How else do you explain making jet airplane noises while doing wild loop-de-loops with a spoonful of mashed peas, doing frantic dances and pantomimes in front of the world at large in order to finish a restaurant meal or pretending to like broccoli?
Or how about these intellectual gems:
What do you have to say for yourself?  Don’t you interrupt me!
Do you even know the color of the carpeting in your room?
You’ll like these kids.  They’re your age.
Put on a jacket.  I’m freezing.
Well, add the events of a recent late December morning when Beloved Spouse and I took our daughter and two of her friends to the tubing park at Mt.
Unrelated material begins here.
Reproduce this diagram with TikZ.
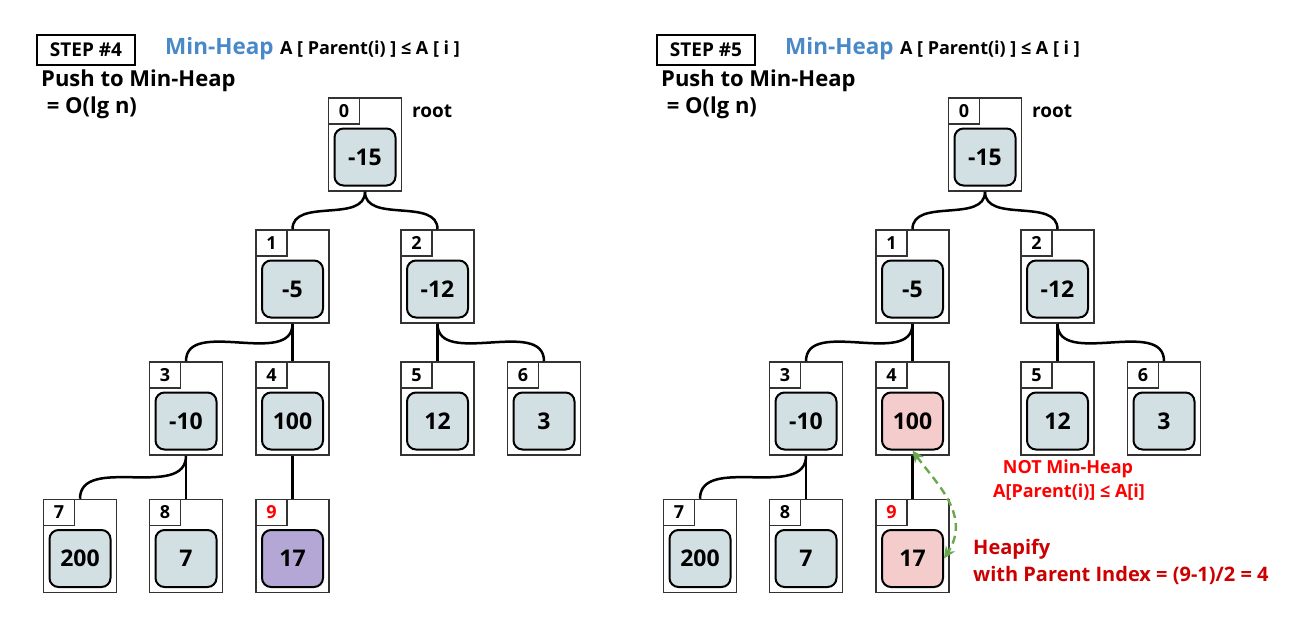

Bachelor. 
We volunteered to do so.  On purpose.  Just know that, okay?
The weather and certain inexperienced winter drivers (and you know who you are) turned a normal 30-minute drive to over an hour and even though we were going an average of 15 mph, I got carsick.
How, I do not know.  But I was definitely green about the gills by the time we got to the parking lot at the base.
We arrived at our local winter wonderland o’ joy and exited the car only to be slapped upside our collective heads with a raging blizzard.
The news that evening said the wind gusts were estimated to be about 60 mph but they couldn’t be sure because the wind gauge froze. 
Really.
We considered roping our group of five together but declined and bravely set off for our first destination: the ticket booth.
Or at least Beloved Spouse did.  I made a beeline for the bathroom. 
My Frosted Cheerios came out much faster than they went in and when I was preparing to heave again, the lights went out.
I am SO not kidding.
There I am, in a foreign bathroom stall, in the absolute darkest dark with no clue as to how I can get out.
But I did and I would like to take this opportunity to apologize for all unintentional groping that was committed by my person. 
Then, onward we trekked through the whirling winds and sandblasting snow that gave everyone a facial whether they wanted it or not and made it to the tubing park only to find the tow ropes had frozen.
We chose to wait it out in the ski shop and I sought out the nearest facilities because apparently, I still had some Frosted Cheerios that wanted out.  I had no sooner locked my stall door when the lights went out again. 
At this point, I knew without a doubt, that God, in His infinite wisdom, was having a mighty good laugh at my expense.  Ha, HA, God!   Ha, ha.
Power was restored to the ski lifts and we stomped out to tube because, by golly, we were going to have fun even if it killed us.  I was much further along in the process than the others but then, you probably already knew that by now.
I did three runs before I conceded.  Alone, I stumbled out to the car, which was parked approximately 50 miles away, or so it seemed, only to find the car doors had frozen shut.
I dug deep and found the strength and resolve to chip away the ice armed only with my gloved hands and an abundance of profanity. 
Looking at myself in the car mirror, I saw a grim picture.  You could not tell where my hair ended and the earmuffs began.  My entire head was covered in several layers of ice that gave me a similar appearance to Cher when she wore those Bob Mackie tinfoil wigs on The Sonny and Cher Show.  It was not a good look for me.
Or Cher.
The lower half of my face was covered in frozen nasal lava, my eyes were bloodshot and I knew, without a doubt, I was going to vomit again.
The rest of my crew returned to the car a while later and when I heard my daughter laughing with her friends over the great time they had had, my first thought was: “Maybe we should go again tomorrow.”
Because I’m a parent.  And I’m stupid.